▶ [What the task asks]:
Set down the lines that begin at the top of the records and end with the line containing "var colEdges = [8, 285, 561, 838, 1446];", and drop every picture.

▶ [Exercise materials]:
┌──

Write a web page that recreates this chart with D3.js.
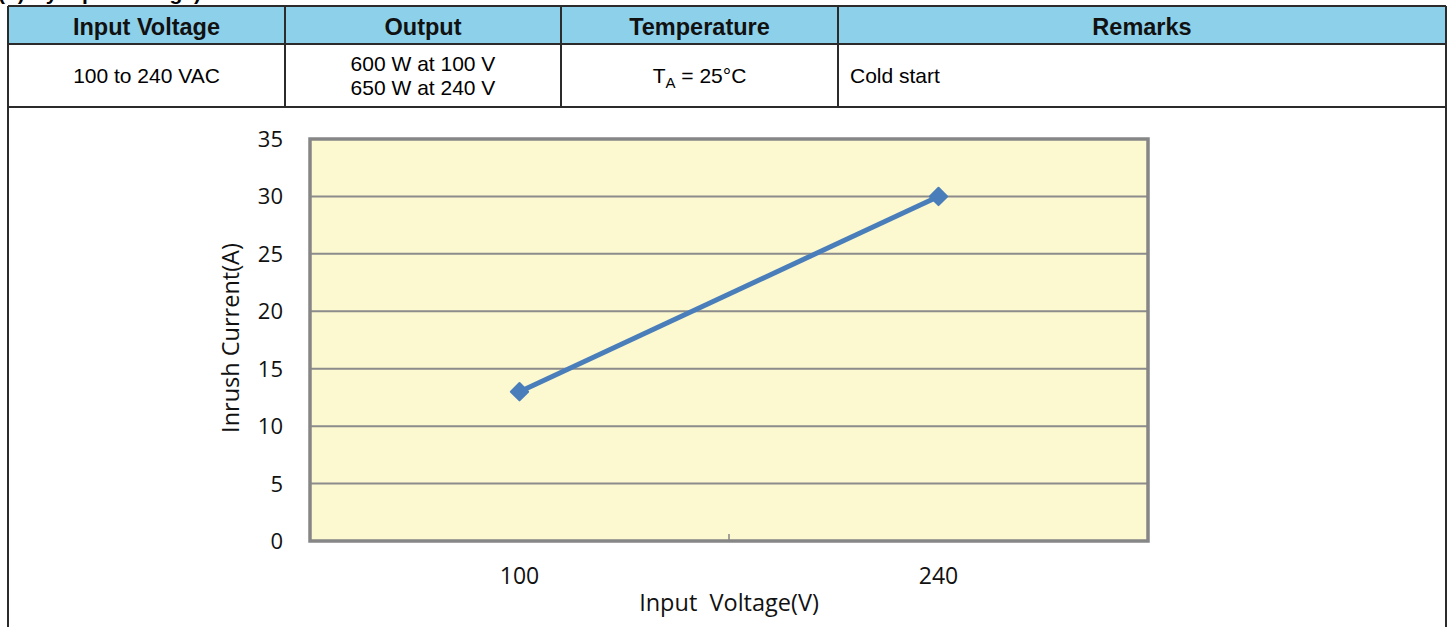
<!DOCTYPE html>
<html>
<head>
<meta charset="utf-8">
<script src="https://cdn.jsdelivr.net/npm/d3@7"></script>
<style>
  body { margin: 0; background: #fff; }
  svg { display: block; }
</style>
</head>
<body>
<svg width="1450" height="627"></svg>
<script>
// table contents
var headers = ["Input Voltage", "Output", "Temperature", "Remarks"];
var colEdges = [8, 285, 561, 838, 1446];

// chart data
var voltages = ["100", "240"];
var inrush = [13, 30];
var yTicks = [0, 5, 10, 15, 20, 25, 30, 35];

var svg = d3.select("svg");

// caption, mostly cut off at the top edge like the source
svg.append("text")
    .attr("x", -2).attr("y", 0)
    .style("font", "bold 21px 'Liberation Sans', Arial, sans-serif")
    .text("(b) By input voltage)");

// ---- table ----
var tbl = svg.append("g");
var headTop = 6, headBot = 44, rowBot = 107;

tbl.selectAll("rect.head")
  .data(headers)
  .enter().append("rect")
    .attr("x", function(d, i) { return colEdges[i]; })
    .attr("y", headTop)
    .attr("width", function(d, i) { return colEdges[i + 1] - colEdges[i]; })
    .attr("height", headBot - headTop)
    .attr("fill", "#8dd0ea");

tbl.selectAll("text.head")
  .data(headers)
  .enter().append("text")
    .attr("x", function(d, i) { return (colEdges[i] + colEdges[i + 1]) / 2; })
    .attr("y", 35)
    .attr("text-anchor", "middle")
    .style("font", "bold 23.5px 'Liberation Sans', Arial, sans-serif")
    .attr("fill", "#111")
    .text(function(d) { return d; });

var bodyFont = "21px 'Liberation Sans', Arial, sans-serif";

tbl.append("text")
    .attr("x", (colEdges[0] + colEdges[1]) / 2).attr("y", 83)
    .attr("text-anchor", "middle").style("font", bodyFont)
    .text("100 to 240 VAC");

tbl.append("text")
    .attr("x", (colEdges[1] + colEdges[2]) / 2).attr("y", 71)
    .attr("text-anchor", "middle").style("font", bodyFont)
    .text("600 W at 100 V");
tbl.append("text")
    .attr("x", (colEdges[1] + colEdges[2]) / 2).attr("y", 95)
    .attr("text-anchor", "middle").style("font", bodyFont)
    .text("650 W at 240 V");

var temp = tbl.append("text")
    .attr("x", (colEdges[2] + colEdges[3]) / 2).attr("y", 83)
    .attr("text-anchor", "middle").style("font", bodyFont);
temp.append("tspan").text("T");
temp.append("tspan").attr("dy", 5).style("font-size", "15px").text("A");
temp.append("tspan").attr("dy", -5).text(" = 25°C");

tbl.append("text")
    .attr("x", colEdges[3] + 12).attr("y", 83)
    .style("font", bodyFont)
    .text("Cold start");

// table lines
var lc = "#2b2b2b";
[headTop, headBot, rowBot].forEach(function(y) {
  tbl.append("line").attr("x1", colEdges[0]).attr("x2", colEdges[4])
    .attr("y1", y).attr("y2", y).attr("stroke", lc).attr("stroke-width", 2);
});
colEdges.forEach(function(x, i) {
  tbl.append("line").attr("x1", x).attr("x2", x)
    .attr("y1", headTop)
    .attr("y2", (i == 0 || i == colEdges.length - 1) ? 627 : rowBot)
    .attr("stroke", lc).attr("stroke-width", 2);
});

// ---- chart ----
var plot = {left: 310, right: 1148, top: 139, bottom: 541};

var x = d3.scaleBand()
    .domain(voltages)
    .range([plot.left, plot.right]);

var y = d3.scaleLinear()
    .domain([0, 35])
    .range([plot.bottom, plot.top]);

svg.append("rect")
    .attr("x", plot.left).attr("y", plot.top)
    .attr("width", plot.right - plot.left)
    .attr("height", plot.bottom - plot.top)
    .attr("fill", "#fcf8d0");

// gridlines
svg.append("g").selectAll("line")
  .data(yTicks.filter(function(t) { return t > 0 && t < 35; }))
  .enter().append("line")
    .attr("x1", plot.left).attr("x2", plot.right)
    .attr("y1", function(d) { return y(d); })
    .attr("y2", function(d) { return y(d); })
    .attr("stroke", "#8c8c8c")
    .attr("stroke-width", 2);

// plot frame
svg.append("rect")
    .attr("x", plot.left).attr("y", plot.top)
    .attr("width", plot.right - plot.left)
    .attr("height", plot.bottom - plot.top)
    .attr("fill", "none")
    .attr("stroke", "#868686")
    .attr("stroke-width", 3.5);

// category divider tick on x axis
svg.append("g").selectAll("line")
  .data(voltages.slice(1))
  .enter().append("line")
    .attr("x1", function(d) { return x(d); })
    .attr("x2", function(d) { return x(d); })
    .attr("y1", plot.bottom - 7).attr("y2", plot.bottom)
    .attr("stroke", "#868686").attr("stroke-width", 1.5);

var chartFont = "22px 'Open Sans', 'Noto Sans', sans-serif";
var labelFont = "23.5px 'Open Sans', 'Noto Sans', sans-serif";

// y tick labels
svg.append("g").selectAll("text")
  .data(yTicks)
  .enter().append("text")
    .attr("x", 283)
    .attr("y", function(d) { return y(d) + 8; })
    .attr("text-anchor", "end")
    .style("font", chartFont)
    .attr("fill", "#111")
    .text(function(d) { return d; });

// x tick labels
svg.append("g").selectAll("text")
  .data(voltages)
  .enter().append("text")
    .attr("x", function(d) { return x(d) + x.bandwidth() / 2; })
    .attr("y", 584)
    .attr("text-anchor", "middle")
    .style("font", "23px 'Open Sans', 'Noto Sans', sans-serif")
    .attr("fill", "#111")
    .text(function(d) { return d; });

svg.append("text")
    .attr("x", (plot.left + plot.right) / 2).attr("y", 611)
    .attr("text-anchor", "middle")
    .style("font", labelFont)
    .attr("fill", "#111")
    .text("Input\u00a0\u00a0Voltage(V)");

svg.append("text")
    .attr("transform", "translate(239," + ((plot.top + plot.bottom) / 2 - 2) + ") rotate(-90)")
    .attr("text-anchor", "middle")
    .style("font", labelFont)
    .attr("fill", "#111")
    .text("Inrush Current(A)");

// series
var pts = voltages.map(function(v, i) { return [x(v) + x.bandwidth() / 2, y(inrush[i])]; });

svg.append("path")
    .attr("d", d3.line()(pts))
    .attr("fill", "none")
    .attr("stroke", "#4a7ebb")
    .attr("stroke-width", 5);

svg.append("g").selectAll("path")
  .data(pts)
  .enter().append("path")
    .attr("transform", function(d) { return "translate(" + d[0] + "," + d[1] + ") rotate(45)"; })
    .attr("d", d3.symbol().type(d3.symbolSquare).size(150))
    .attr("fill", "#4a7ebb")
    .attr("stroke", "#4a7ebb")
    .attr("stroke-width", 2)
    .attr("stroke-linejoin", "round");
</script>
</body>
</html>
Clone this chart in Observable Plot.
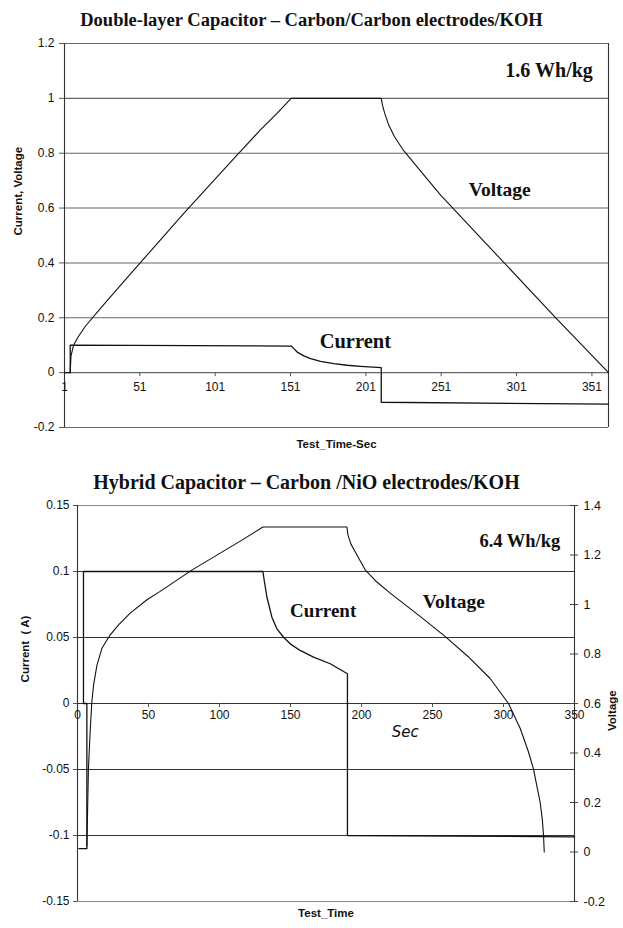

└──

▶ [In response]:
Write a web page that recreates this chart with D3.js.
<!DOCTYPE html>
<html>
<head>
<meta charset="utf-8">
<script src="https://cdn.jsdelivr.net/npm/d3@7"></script>
<style>
  body { margin: 0; background: #fff; }
  svg { display: block; }
</style>
</head>
<body>
<svg width="1450" height="627"></svg>
<script>
// table contents
var headers = ["Input Voltage", "Output", "Temperature", "Remarks"];
var colEdges = [8, 285, 561, 838, 1446];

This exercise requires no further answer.